How much should one conform in order to get a job? A few years back now, I was asked by my alma mater to give a talk to young law students who had failed to get articles. I discussed my own experience, and outlined other options that are out there. After the talk, I mingled with students. One bloke came up to me. He had multiple piercings and very multicoloured hair in a kind of long mohawk. He told me that he had been unable to get articles at a firm, and that he suspected it had something to do with his appearance. I confirmed that this was very likely the cause of his jobless status. I thought of him when I read this post at Law.com.
I had some sympathy for the guy. On one occasion, while I was still a student, I dyed my hair purple as a dare. Of course, two days later, I got an interview with a very large law firm for a summer clerkship. I had to scrub and scrub and scrub to get that purple out before the interview. Oh well, purple didn’t look too good over strawberry blonde hair anyway.

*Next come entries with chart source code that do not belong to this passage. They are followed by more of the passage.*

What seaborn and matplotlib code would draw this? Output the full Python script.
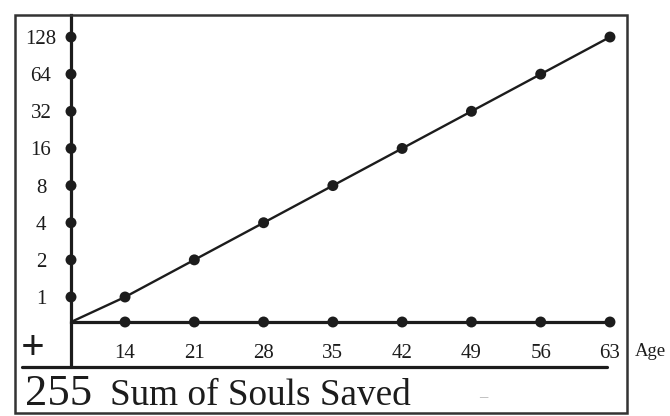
import matplotlib
matplotlib.use('Agg')
import matplotlib.pyplot as plt
import seaborn as sns
import pandas as pd
from matplotlib.lines import Line2D
from matplotlib.patches import Rectangle
from matplotlib.ticker import NullLocator

# ---- data ----
ages = [14, 21, 28, 35, 42, 49, 56, 63]
souls = [1, 2, 4, 8, 16, 32, 64, 128]
x_tick_labels = ['14', '21', '28', '35', '42', '49', '56', '63']
y_tick_labels = ['1', '2', '4', '8', '16', '32', '64', '128']
total_label = '255'
caption = 'Sum of Souls Saved'
x_axis_name = 'Age'

sns.set_theme(style='white')
plt.rcParams['font.family'] = ['Liberation Serif', 'DejaVu Serif']

W, H = 670, 416
fig = plt.figure(figsize=(W / 100, H / 100), dpi=100)
fig.patch.set_facecolor('white')


def fx(px):
    return px / W


def fy(py):
    return 1 - py / H


ink = '#1c1c1c'

ax = fig.add_axes([fx(71), fy(322), fx(627) - fx(71), fy(15) - fy(322)])
ax.set_facecolor('none')
ax.set_yscale('log', base=2)
X0, X1 = 8.54, 64.72
Y0, Y1 = 2 ** -0.673, 2 ** 7.593
ax.set_xlim(X0, X1)
ax.set_ylim(Y0, Y1)

# diagonal line from the origin through the data
df_line = pd.DataFrame({'age': [X0] + ages, 'souls': [Y0] + souls})
sns.lineplot(data=df_line, x='age', y='souls', ax=ax, color=ink, lw=1.7,
             clip_on=False, zorder=3)

# horizontal axis line to the last age
ax.hlines(Y0, X0, ages[-1], color=ink, lw=2.3, clip_on=False, zorder=3)

dot = dict(color=ink, s=62, edgecolor='none', clip_on=False, zorder=4, legend=False)
sns.scatterplot(x=ages, y=souls, ax=ax, **dot)
sns.scatterplot(x=ages, y=[Y0] * len(ages), ax=ax, **dot)
sns.scatterplot(x=[X0] * len(souls), y=souls, ax=ax, **dot)

ax.set_xlabel('')
ax.set_ylabel('')
for s in ['top', 'right', 'bottom']:
    ax.spines[s].set_visible(False)
ax.spines['left'].set_color(ink)
ax.spines['left'].set_linewidth(2.3)

ax.set_xticks(ages, x_tick_labels)
ax.set_yticks(souls, y_tick_labels)
ax.yaxis.set_minor_locator(NullLocator())
ax.xaxis.set_minor_locator(NullLocator())
ax.tick_params(axis='x', length=0, labelsize=15, pad=15.5, colors=ink)
ax.tick_params(axis='y', length=0, labelsize=15, pad=21.6, colors=ink)
for lbl in ax.get_yticklabels():
    lbl.set_horizontalalignment('center')

# frame, extensions and rule
fig.patches.append(Rectangle((fx(15), fy(413)), fx(627) - fx(15), fy(15) - fy(413),
                             transform=fig.transFigure, fill=False, lw=1.8,
                             ec='#333333'))
fig.lines.append(Line2D([fx(71), fx(71)], [fy(322), fy(367)],
                        transform=fig.transFigure, color=ink, lw=2.3))
fig.lines.append(Line2D([fx(22), fx(607)], [fy(367), fy(367)],
                        transform=fig.transFigure, color=ink, lw=2.3))

fig.text(fx(33), fy(349), '+', fontsize=30, fontweight='bold', ha='center',
         va='center', color=ink)
fig.text(fx(25), fy(405), total_label, fontsize=32, ha='left', va='baseline', color=ink)
fig.text(fx(110), fy(405), caption, fontsize=26.8, ha='left', va='baseline', color=ink)
fig.text(fx(635), fy(352), x_axis_name, fontsize=13.5, ha='left', va='center', color=ink)
fig.text(fx(483), fy(397), '\u2013', fontsize=12, ha='center', va='center', color='#b0b0b0')

fig.savefig('out.png', dpi=100)
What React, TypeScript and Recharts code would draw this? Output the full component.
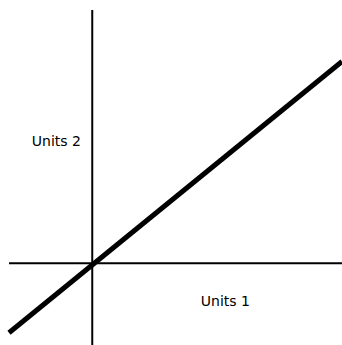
import { LineChart, Line, XAxis, YAxis, ReferenceLine, ReferenceDot } from 'recharts';

// two ends of the straight line, in chart units
const lineX = [-1, 3];
const lineY = [-0.85, 2.47];

const xDomain = [-1, 3];
const yDomain = [-1, 3.1];

const data = lineX.map((x, i) => ({ x, y: lineY[i] }));

export default function App() {
  return (
    <div style={{ position: 'fixed', top: 0, left: 0, background: '#fff' }}>
      <LineChart
        width={342}
        height={345}
        data={data}
        margin={{ top: 10, right: 0, bottom: 0, left: 9 }}
        style={{ fontFamily: 'DejaVu Sans' }}
      >
        <XAxis type="number" dataKey="x" domain={xDomain} hide />
        <YAxis type="number" domain={yDomain} hide />
        <ReferenceLine x={0} stroke="#000" strokeWidth={2} />
        <ReferenceLine y={0} stroke="#000" strokeWidth={2} />
        <Line
          dataKey="y"
          stroke="#000"
          strokeWidth={5}
          dot={false}
          isAnimationActive={false}
        />
        <ReferenceDot
          x={-0.43}
          y={1.5}
          r={0}
          label={{ value: 'Units 2', fill: '#000', fontSize: 14, position: 'center' }}
        />
        <ReferenceDot
          x={1.6}
          y={-0.46}
          r={0}
          label={{ value: 'Units 1', fill: '#000', fontSize: 14, position: 'center' }}
        />
      </LineChart>
    </div>
  );
}
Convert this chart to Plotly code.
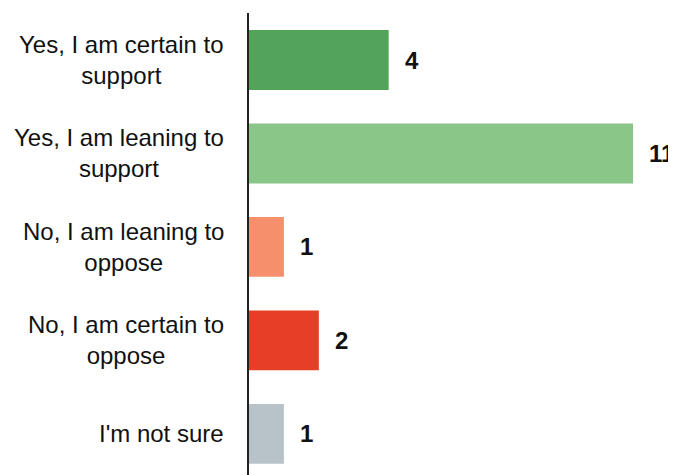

I must also confess that I have multiple earrings and a tattoo. I used to take the earrings out for job interviews. Once I was in a job, no one ever said anything about the multiple earrings, even though I have worked at some conservative places. I suppose the earrings are tasteful. My Dad didn’t even realise I had quite so many for ages. The tattoo is small and on my lower back, so it is unlikely to be seen, except once when I bent over to pick up a box and my boss-at-the-time literally screamed when he saw it. I thought there was a spider on my shirt – but no, he’d just seen the tattoo. He didn’t mind (as long as I kept it hidden) but he was shocked because he “hadn’t thought I was a tattoo kind of girl.” I’m not sure what a “tattoo kind of girl” is, but it doesn’t sound good.
The only “dress code infringement” for which I’ve ever been told off at work was for wearing red shoes, which I thought was a bit tough. They were nice shoes, not tasteless ones. And they matched the top under my dark, conservative suit. I love red shoes. They cheer me up.
I knew one female lawyer who often wore low-cut tops. Appearances can be deceiving. She was very hardworking, as well as a devout Christian. But I noticed that some of the guys didn’t always take her seriously. She complained to me of this, and I gently suggested that perhaps she should dress more conservatively. “But I look very stylish!” she said. Which she did. Anyway, after one of our colleagues got slapped for mistaking the low-cut tops as an invitation, I think news got around. Further, once she had established the quality of her work, her reputation as a serious woman was entrenched.
There is a bit of a double standard in the law. It gives me the irrits that people will jump up and down about girl wearing a pair of nice red shoes and then brief a male barrister who dresses like a hobo. Torn and stained clothes and jabot, wig askew, smelly bar jacket. Yuk. With some of those guys, slobby seems to be a badge of honour. It’s a macho thing: I’m so awesome that I don’t have to worry about what I wear. My words speak for me. I once saw a barrister appear in the Supreme Court with a giant tear in the seat of his pants. You could see his skin and underwear underneath (although I didn’t look too closely; I was very embarrassed). Perhaps he had torn the trousers on the way in to court, and had no other option? I should give him the benefit of the doubt, I suppose. But surely he’d put a piece of paper down his pants to cover up? Maybe no one told him. I certainly didn’t dare (I was very young at the time).
(I could tell the story about the time I ripped my skirt almost up to the hip when running to Practice Court and had to just keep on going, rip and all, but I think I’ll leave that to another day. But if it happens to you, the best thing to do is pretend it hasn’t happened and to put the fact out of your mind that you are exposing yourself to half the legal fraternity. As far as I am aware, no one noticed…at least, no one said anything…)
On the one hand, I think it’s good for lawyers to have some individuality. No one wants to have to deal with a boring automaton. Lawyers are human too. On the other hand, I can see that Mr Mohawk-and-Piercings was pushing the envelope a bit far. He looked extremely unusual, even in a laid-back university context. I suggested to him that perhaps he could tone it down a bit if he was really set on getting a job as a lawyer, and told him that firms had been prepared to accept my small oddities. But he wasn’t prepared to tone himself down. Last thing I heard, I don’t believe he ever got a job as a lawyer.
I guess the important thing is to look like you can be trusted to do a good job. If a client is going to freak out when they see you, or fail to take you seriously, that’s not good. Nevertheless, a little bit of individuality isn’t a bad thing. I don’t think firms should be too narrow-minded. They might find they miss out on some great employees.